MILWAUKEE -- The Brewers made the surprise announcement on Tuesday that left-hander Chris Narveson had undergone surgery on his left hip, but club officials were hopeful he will be ready for the start of Spring Training.
Assistant general manager Gord Ash said Narveson had a chronic hip condition that dates back several years, and doctors advised after the season that it required a surgical fix. The procedure was done arthroscopically by Dr. William Raasch, the Brewers' head physician. Narveson was to visit Raasch on Wednesday for a follow-up before returning home to North Carolina to continue therapy.
Ash said that Narveson's timetable would go "right up to Spring Training, but everybody is optimistic about the outcome."
Narveson was 11-8 with a 4.45 ERA during the regular season, and is expected to be part of a five-man Milwaukee starting rotation set to return intact in 2012. He made six apparently healthy relief appearances during the postseason, pitching four times in the National League Championship Series against the Cardinals. Narveson worked in relief of Shaun Marcum in Game 6 of that series, and allowed a pair of homers and five earned runs in a loss that dashed the Brewers' World Series hopes.
In other roster moves on Tuesday:
The Brewers outrighted infielder Josh Wilson and right-hander Mark DiFelice to Triple-A Nashville. Wilson spent most of the season with the Brewers, but was left off the roster for the NL Division Series and the NLCS.

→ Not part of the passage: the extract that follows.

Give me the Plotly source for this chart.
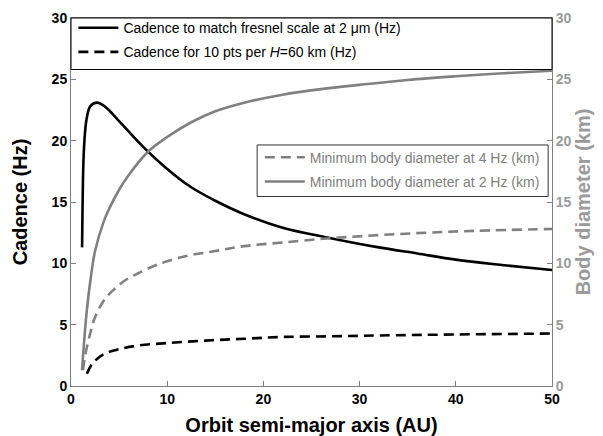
import plotly.graph_objects as go

# Cadence needed to resolve the Fresnel scale at 2 micron (Hz)
a_fresnel = [1.15, 1.2, 1.3, 1.45, 1.65, 2.0, 2.7, 3.5, 5, 7.5, 10, 12.5, 15, 18, 22, 27, 32, 36, 40, 45, 50]
cad_fresnel = [11.3, 14.5, 18.5, 20.6, 21.9, 22.8, 23.1, 22.8, 21.6, 19.5, 17.7, 16.2, 15.1, 14.0, 12.9, 12.05, 11.3, 10.8, 10.3, 9.85, 9.45]

# Cadence for 10 points per scale height H = 60 km (Hz)
a_scaleh = [1.65, 2.2, 3.4, 5, 7, 10, 14, 18, 22, 27, 32, 40, 50]
cad_scaleh = [1.0, 1.8, 2.6, 3.0, 3.3, 3.5, 3.7, 3.85, 4.0, 4.05, 4.12, 4.2, 4.28]

# Minimum body diameter at 4 Hz (km)
a_d4 = [1.25, 1.5, 2.0, 2.5, 3.4, 4.5, 5.8, 7, 9, 12, 15, 18, 22, 27, 32, 37, 42, 50]
diam_4hz = [1.3, 2.6, 4.3, 5.6, 6.95, 7.9, 8.7, 9.2, 9.9, 10.6, 11.0, 11.4, 11.7, 12.05, 12.3, 12.5, 12.65, 12.8]

# Minimum body diameter at 2 Hz (km)
a_d2 = [1.15, 1.3, 1.6, 2.0, 2.5, 3.4, 4, 5, 6, 8, 10, 12.5, 15, 18, 22, 26, 30, 35, 40, 45, 50]
diam_2hz = [1.3, 3.0, 5.8, 8.5, 11.0, 13.4, 14.5, 16.0, 17.2, 19.1, 20.3, 21.5, 22.4, 23.1, 23.75, 24.2, 24.55, 24.95, 25.25, 25.5, 25.7]

x_ticks = [0, 10, 20, 30, 40, 50]
y_ticks = [0, 5, 10, 15, 20, 25, 30]

BLACK = "#000000"
GREY = "#808080"
LIGHT = "#9a9a9a"
AXIS = "#808080"
FONT = "Arial, Liberation Sans, sans-serif"
DASH = "10px,6px"

fig = go.Figure()

fig.add_trace(go.Scatter(
    x=a_fresnel, y=cad_fresnel, mode="lines", line_shape="spline",
    line=dict(color=BLACK, width=2.6),
    name="Cadence to match fresnel scale at 2 \u03bcm (Hz)", legend="legend", legendgroup="c1"))
fig.add_trace(go.Scatter(
    x=a_scaleh, y=cad_scaleh, mode="lines", line_shape="spline",
    line=dict(color=BLACK, width=2.6, dash=DASH),
    name="Cadence for 10 pts per <i>H</i>=60 km (Hz)", legend="legend", legendgroup="c2"))
fig.add_trace(go.Scatter(
    x=a_d4, y=diam_4hz, mode="lines", line_shape="spline", yaxis="y2",
    line=dict(color=GREY, width=2.6, dash=DASH),
    name="Minimum body diameter at 4 Hz (km)", legend="legend2", legendgroup="d4"))
fig.add_trace(go.Scatter(
    x=a_d2, y=diam_2hz, mode="lines", line_shape="spline", yaxis="y2",
    line=dict(color=GREY, width=2.6),
    name="Minimum body diameter at 2 Hz (km)", legend="legend2", legendgroup="d2"))

axis_common = dict(
    showgrid=False, zeroline=False, showline=True, linecolor=AXIS, linewidth=1,
    ticks="inside", ticklen=5, tickcolor=AXIS, tickwidth=1, automargin=False,
)

fig.update_layout(
    width=603, height=436,
    margin=dict(l=71, r=51, t=15, b=50),
    paper_bgcolor="white", plot_bgcolor="white",
    font=dict(family=FONT, color=BLACK),
    xaxis=dict(
        range=[0, 50], tickvals=x_ticks, mirror=True,
        title=dict(text="Orbit semi-major axis (AU)", font=dict(size=20, weight="bold"), standoff=12),
        tickfont=dict(size=14, weight="bold", color=BLACK),
        **axis_common),
    yaxis=dict(
        range=[0, 30], tickvals=y_ticks,
        title=dict(text="Cadence (Hz)", font=dict(size=20, weight="bold"), standoff=18),
        tickfont=dict(size=14, weight="bold", color=BLACK),
        **axis_common),
    yaxis2=dict(
        range=[0, 30], tickvals=y_ticks, overlaying="y", side="right",
        title=dict(text="Body diameter (km)", font=dict(size=20, weight="bold", color=LIGHT), standoff=4),
        tickfont=dict(size=14, weight="bold", color=LIGHT),
        **axis_common),
    legend=dict(
        x=0.005, y=1.016, xanchor="left", yanchor="top",
        bgcolor="rgba(0,0,0,0)", borderwidth=0,
        font=dict(size=14, color=BLACK), tracegroupgap=3, itemwidth=40),
    legend2=dict(
        x=0.985, y=0.664, xanchor="right", yanchor="top",
        bgcolor="rgba(0,0,0,0)", borderwidth=0,
        font=dict(size=14, color=GREY), tracegroupgap=3, itemwidth=40),
    shapes=[
        dict(type="rect", xref="paper", yref="paper", x0=0, x1=1, y0=0.86, y1=1,
             fillcolor="white", line=dict(color=BLACK, width=1), layer="above"),
        dict(type="rect", xref="paper", yref="paper", x0=0.387, x1=0.992, y0=0.515, y1=0.655,
             fillcolor="white", line=dict(color="#333333", width=1), layer="above"),
    ],
    showlegend=True,
)

fig.write_html("out.html")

The team reinstated right-hander Brandon Kintzler from the 15-day disabled list, and left-handed relievers Manny Parra and Mitch Stetter from the 60-day disabled list.
With those transactions, the Brewers' 40-man roster returned to capacity.
The club also re-signed shortstop Edwin Maysonet to a Minor League contract, with an invitation to Major League Spring Training camp. Maysonet, who turned 30 last week, batted .290 in 103 games at Nashville in 2011.